UK newspaper The Guardian reported last week that upon upgrade to iOS 9, the operating system would detect if the device’s home button or the fingerprint recognition sensor was not in its original state.
The iPhone could be in such a state as a result of repair by a non-Apple service provider or simply that the hardware was imperfect from use. Upon detection, the device displays “error 53”, with the operating system forcibly and permanently making the iPhone unusable – a practice known as “bricking” the phone.
Critically, the user has no opportunity of retrieving any data or personal information stored on the phone that has not been backed up into the cloud. Even Apple Store staff reportedly cannot reverse the bricking.
The ACCC told CRN that it was aware of the practice and would enquire with Apple.
“The ACCC is examining whether this practice contravenes the consumer guarantee and false and misleading representations provisions of the Australian Consumer Law. The ACCC would also be concerned about any practices which restricts competition, including through access to parts or data,” an ACCC spokesperson told CRN.
“The ACCC will be writing to Apple urgently seeking a response to the concerns that have been raised by consumers.”
CRN contacted Apple Australia but did not receive a response.
The Australian reaction follows concerns overseas that Apple’s policy is unlawful.

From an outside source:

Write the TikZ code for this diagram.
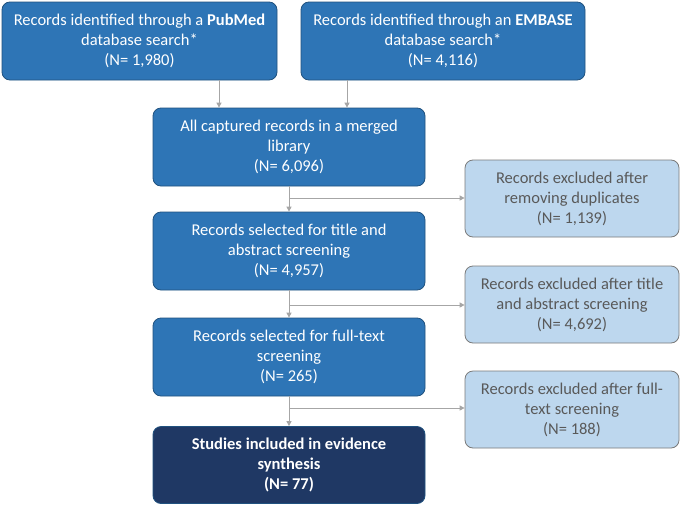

US legal firm PCVA has called on affected users to register their interest about a potential class action lawsuit against the vendor.
“We believe that Apple may be intentionally forcing users to use their [Apple's] repair services, which cost much more than most third-party repair shops,” stated PCVA in its callout for victims.
“Where you could get your screen replaced by a neighborhood repair facility for US$50-80, Apple charges US$129 or more. There is incentive for Apple to keep end users from finding alternative methods to fix their products.”
In the UK, The Guardian reported a barrister as saying Apple’s “reckless” policy of “killing” iPhones could potentially be in violation of the Criminal Damage Act, which makes it “an offence to intentionally destroy the property of another”.
PCVA stated that the situation is analogous to repairing one’s car at a local mechanic.
“Under Apple’s strategy, your car would no longer start because you didn’t bring it to an official dealership. They intentionally disable your car because you tried to fix it yourself,” the law firm said.
“That is wrong, and we hope to prove that it violates various consumer protection laws in the United States.”